--- Recorded information ---

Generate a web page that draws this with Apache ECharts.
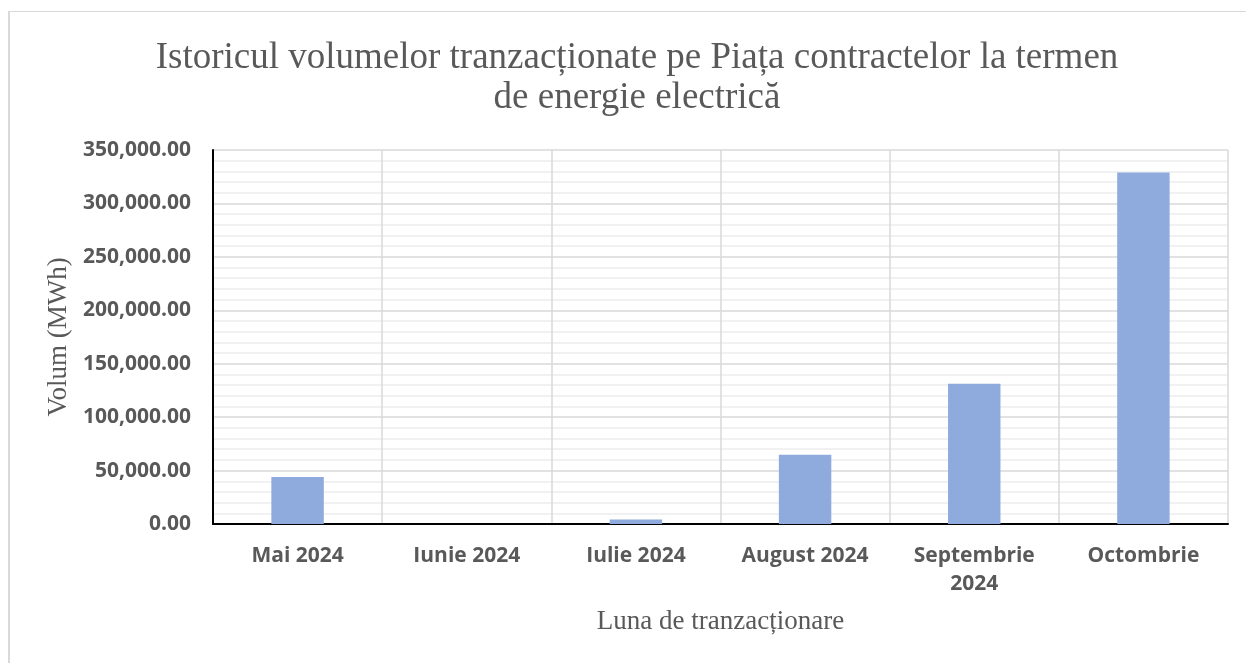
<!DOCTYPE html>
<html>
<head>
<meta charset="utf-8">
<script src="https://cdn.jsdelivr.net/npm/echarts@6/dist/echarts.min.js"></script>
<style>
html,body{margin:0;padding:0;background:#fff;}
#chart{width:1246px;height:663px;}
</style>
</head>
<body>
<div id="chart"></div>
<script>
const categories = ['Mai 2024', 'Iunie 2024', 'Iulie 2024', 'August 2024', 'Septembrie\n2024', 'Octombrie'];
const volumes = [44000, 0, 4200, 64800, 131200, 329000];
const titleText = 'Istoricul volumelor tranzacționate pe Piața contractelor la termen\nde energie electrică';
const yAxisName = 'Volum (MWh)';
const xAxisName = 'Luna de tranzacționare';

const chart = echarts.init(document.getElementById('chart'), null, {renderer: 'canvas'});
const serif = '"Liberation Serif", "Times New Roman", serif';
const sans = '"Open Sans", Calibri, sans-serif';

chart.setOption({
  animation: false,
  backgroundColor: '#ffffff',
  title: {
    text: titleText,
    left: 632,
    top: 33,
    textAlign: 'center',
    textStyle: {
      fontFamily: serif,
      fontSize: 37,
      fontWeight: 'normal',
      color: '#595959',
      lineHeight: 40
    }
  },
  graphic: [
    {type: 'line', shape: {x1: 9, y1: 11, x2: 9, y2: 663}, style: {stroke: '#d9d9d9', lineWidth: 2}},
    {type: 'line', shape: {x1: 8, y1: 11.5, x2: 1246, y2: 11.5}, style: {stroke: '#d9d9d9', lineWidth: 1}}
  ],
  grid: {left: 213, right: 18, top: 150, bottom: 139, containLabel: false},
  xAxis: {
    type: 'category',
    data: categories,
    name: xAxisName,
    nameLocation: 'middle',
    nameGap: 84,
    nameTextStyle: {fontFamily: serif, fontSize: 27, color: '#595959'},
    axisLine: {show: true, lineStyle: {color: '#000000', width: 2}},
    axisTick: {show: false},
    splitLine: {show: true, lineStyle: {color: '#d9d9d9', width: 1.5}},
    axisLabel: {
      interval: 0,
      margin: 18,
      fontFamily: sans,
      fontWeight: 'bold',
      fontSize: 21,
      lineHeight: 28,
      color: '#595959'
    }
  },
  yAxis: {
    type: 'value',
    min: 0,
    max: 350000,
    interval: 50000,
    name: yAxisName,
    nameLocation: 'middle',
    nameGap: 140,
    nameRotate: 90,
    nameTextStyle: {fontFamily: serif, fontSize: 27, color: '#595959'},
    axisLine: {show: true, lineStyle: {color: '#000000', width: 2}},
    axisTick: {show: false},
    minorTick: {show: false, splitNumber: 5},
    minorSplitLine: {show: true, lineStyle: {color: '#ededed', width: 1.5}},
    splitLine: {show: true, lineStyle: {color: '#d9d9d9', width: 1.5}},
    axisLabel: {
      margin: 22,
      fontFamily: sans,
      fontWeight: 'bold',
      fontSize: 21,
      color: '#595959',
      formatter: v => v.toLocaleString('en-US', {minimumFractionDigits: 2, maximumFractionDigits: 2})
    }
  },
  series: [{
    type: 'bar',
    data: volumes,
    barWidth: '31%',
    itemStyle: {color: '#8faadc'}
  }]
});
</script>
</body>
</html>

---

Short task:
Skip the pictures, then retype every line above exactly.

Final result:
Generate a web page that draws this with Apache ECharts.
<!DOCTYPE html>
<html>
<head>
<meta charset="utf-8">
<script src="https://cdn.jsdelivr.net/npm/echarts@6/dist/echarts.min.js"></script>
<style>
html,body{margin:0;padding:0;background:#fff;}
#chart{width:1246px;height:663px;}
</style>
</head>
<body>
<div id="chart"></div>
<script>
const categories = ['Mai 2024', 'Iunie 2024', 'Iulie 2024', 'August 2024', 'Septembrie\n2024', 'Octombrie'];
const volumes = [44000, 0, 4200, 64800, 131200, 329000];
const titleText = 'Istoricul volumelor tranzacționate pe Piața contractelor la termen\nde energie electrică';
const yAxisName = 'Volum (MWh)';
const xAxisName = 'Luna de tranzacționare';

const chart = echarts.init(document.getElementById('chart'), null, {renderer: 'canvas'});
const serif = '"Liberation Serif", "Times New Roman", serif';
const sans = '"Open Sans", Calibri, sans-serif';

chart.setOption({
  animation: false,
  backgroundColor: '#ffffff',
  title: {
    text: titleText,
    left: 632,
    top: 33,
    textAlign: 'center',
    textStyle: {
      fontFamily: serif,
      fontSize: 37,
      fontWeight: 'normal',
      color: '#595959',
      lineHeight: 40
    }
  },
  graphic: [
    {type: 'line', shape: {x1: 9, y1: 11, x2: 9, y2: 663}, style: {stroke: '#d9d9d9', lineWidth: 2}},
    {type: 'line', shape: {x1: 8, y1: 11.5, x2: 1246, y2: 11.5}, style: {stroke: '#d9d9d9', lineWidth: 1}}
  ],
  grid: {left: 213, right: 18, top: 150, bottom: 139, containLabel: false},
  xAxis: {
    type: 'category',
    data: categories,
    name: xAxisName,
    nameLocation: 'middle',
    nameGap: 84,
    nameTextStyle: {fontFamily: serif, fontSize: 27, color: '#595959'},
    axisLine: {show: true, lineStyle: {color: '#000000', width: 2}},
    axisTick: {show: false},
    splitLine: {show: true, lineStyle: {color: '#d9d9d9', width: 1.5}},
    axisLabel: {
      interval: 0,
      margin: 18,
      fontFamily: sans,
      fontWeight: 'bold',
      fontSize: 21,
      lineHeight: 28,
      color: '#595959'
    }
  },
  yAxis: {
    type: 'value',
    min: 0,
    max: 350000,
    interval: 50000,
    name: yAxisName,
    nameLocation: 'middle',
    nameGap: 140,
    nameRotate: 90,
    nameTextStyle: {fontFamily: serif, fontSize: 27, color: '#595959'},
    axisLine: {show: true, lineStyle: {color: '#000000', width: 2}},
    axisTick: {show: false},
    minorTick: {show: false, splitNumber: 5},
    minorSplitLine: {show: true, lineStyle: {color: '#ededed', width: 1.5}},
    splitLine: {show: true, lineStyle: {color: '#d9d9d9', width: 1.5}},
    axisLabel: {
      margin: 22,
      fontFamily: sans,
      fontWeight: 'bold',
      fontSize: 21,
      color: '#595959',
      formatter: v => v.toLocaleString('en-US', {minimumFractionDigits: 2, maximumFractionDigits: 2})
    }
  },
  series: [{
    type: 'bar',
    data: volumes,
    barWidth: '31%',
    itemStyle: {color: '#8faadc'}
  }]
});
</script>
</body>
</html>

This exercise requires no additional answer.